We think this matters. We think digital addresses are becoming a significant part of how people and communities exist in the world, and the question of who ultimately controls those addresses is not a technical footnote. It is a question about power — about whether the infrastructure that people build their digital lives on belongs to them or to the organisations that provide it.

We built Queensland Foundation with a clear answer to that question: it belongs to you.


Why we chose this path

We want to close with something personal, because this project is personal to us.

We are from Queensland, or we have built lives here, or both. We care about this place in the way that you care about somewhere that has shaped you.

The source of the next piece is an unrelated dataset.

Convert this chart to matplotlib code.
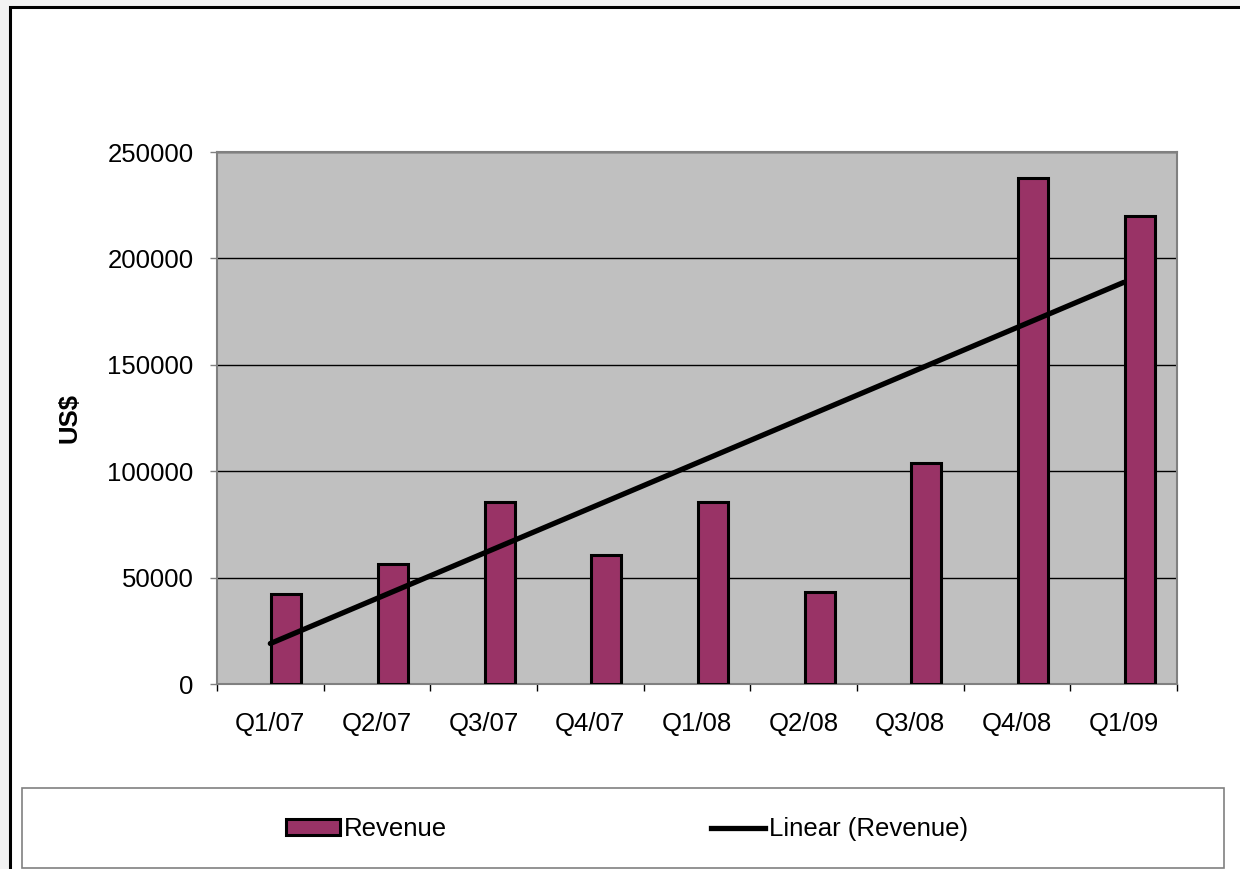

When we think about Queensland’s place in the world over the coming decades — about the communities that will be built here, the businesses, the cultural institutions, the individuals who will call this corner of the world home — we want those people to have infrastructure that matches the permanence of the place itself.

Queensland is not temporary. The Gold Coast is not a passing feature of the world. Brisbane is not going away. The communities along the coast, inland, in the cities and the regions, have been here for a long time and will be here for a long time to come.

The digital infrastructure those communities build on should match that durability. It should not be subject to the commercial decisions of a distant registrar, or to the policy shifts of an international governing body, or to the failure of a single company that held a central database. It should be as permanent as the place it represents.

That is why decentralisation matters for this project. Not as a technical preference. Not as a way to seem sophisticated or forward-thinking. But because permanence — real, architectural, enforceable permanence — is only possible when you remove the single point that can make impermanence happen.

We removed it. That is the foundation on which everything else we have built is standing.